Kabul is currently suffering under a massive bout of cold weather, which our interpreters Wali and Hamid assure us is far from normal. They say this winter is the worst in 15 years, and many people here are suffering. I don’t doubt it, as I’ve seen endless numbers of people, both adults and children, wearing only sandals on their feet while walking through the snow. Gloves are a rarity here, as are heavy jackets. When it gets really cold, most people wrap themselves in blankets when going outside. People do not have enough wood for their stoves, and people are always scavenging for something to burn. For those lucky enough to have their homes hooked up to electrical lines, the government has managed to keep electricity flowing throughout many nights. But this has been a very tough beginning to the winter for the Afghans.
It all began on Christmas Eve. Snow started falling that night, and we were all excited about the possibility of a white Christmas. Sure enough, when I looked outside on Christmas morning, I was greeted by a thick layer of snow everywhere. I went back inside and got my tape measure out to see how deep it was. We started the day with 7 inches, and by Christmas night we were up to 11 inches.
The day after Christmas a heavy ice fog covered Camp Phoenix, but by noon the sun came out and everything started melting. What happens when 11 inches of snow melts? You get nice big puddles of water and slush everywhere. Nature's Slurpee, as it were. I still marvel at the folks who insist on wearing their PT uniforms (and thus sneakers) even when the camp is flooded. They would rather have wet feet than wear their DCUs (Desert Camouflage Uniforms) and boots. Not me. I like dry feet.
However, by evening the problem wasn’t wet feet, but rather killing yourself on the ice that coated all walking surfaces. The most treacherous were the areas that had been shoveled. Melting water had coated these spots with a lethal smooth layer of ice. As I was walking to the shower, I thought how ironic it would be if I were to kill myself in a war zone by slipping on the ice. Despite my caution, I still had several close calls.
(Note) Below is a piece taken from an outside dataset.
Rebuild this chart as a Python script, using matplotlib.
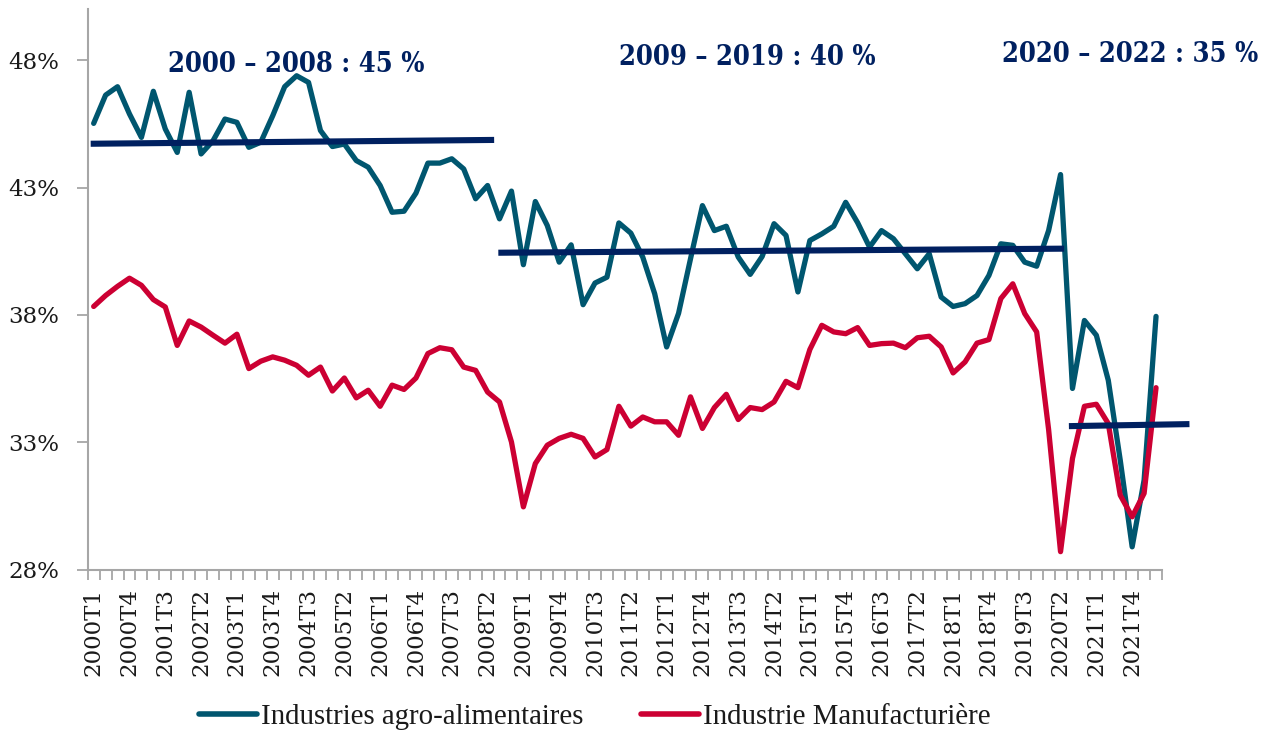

As the week wore on, the temperature continued to drop until we were into the single digits each night. It wasn’t long before I woke up freezing, even under all my covers. It was almost approaching North Dakota levels of cold. Not quite, but close. When I got back from work, I would climb back in bed, pull all the covers up, get my laptop, and settle in to watch DVDs, read, or write, but most importantly, stay warm. By 5 PM the hut usually warmed up to maybe 60 degrees, which is positively toasty here. As of today, 7 January, snow still covers the ground everywhere. Only the snow on the roads and sidewalks has melted. We have about three inches of solid ice on the paths between the huts, where the sun never shines.
However, the deadliest place to walk is the chow hall floor. It is tiled, and for some reason, cold and the melting snow from our boots has turned the floors into death traps. They had to put down long mats everywhere to give you safe places to walk. Unfortunately, there is still far too much bare floor to walk on, and we do so at a slow, shuffling pace, trying not to fall. It’s positively ridiculous, but as we do with everything here, we adapt and grow
The last few mornings I could see my breath in the hut, and the guys a few huts down measured 49 degrees in their hut. Getting out of bed now entails an exciting race to get on as many clothes as possible, in the right order, and then heading to the latrine trailer, which unaccountably has heaters that actually work. The only problem is that after doing all the morning stuff in there, you have to head back to the refrigerator that is your hut.
Surprisingly, there are guys who walk to the latrine in shorts, T-shirt, and sandals. Among the certifiably insane people who do this is Maj Apple, my boss. I told him he was crazy, but he said his hut wasn’t any warmer, so once he got out of bed he was already freezing. Whatever. Does not compute. My boss has lost it.
I love winter, and I love the cold, but I love being able to go into a warm house and look out the window at the cold OUTSIDE and be thankful I’m warm INSIDE. Well, I don’t have windows, and I can’t be warm inside until late afternoon. Of course, as the night wears on, the temperature will drop as our, ahem, heating unit (snicker) hibernates for the night, and the cycle starts all over again the next day.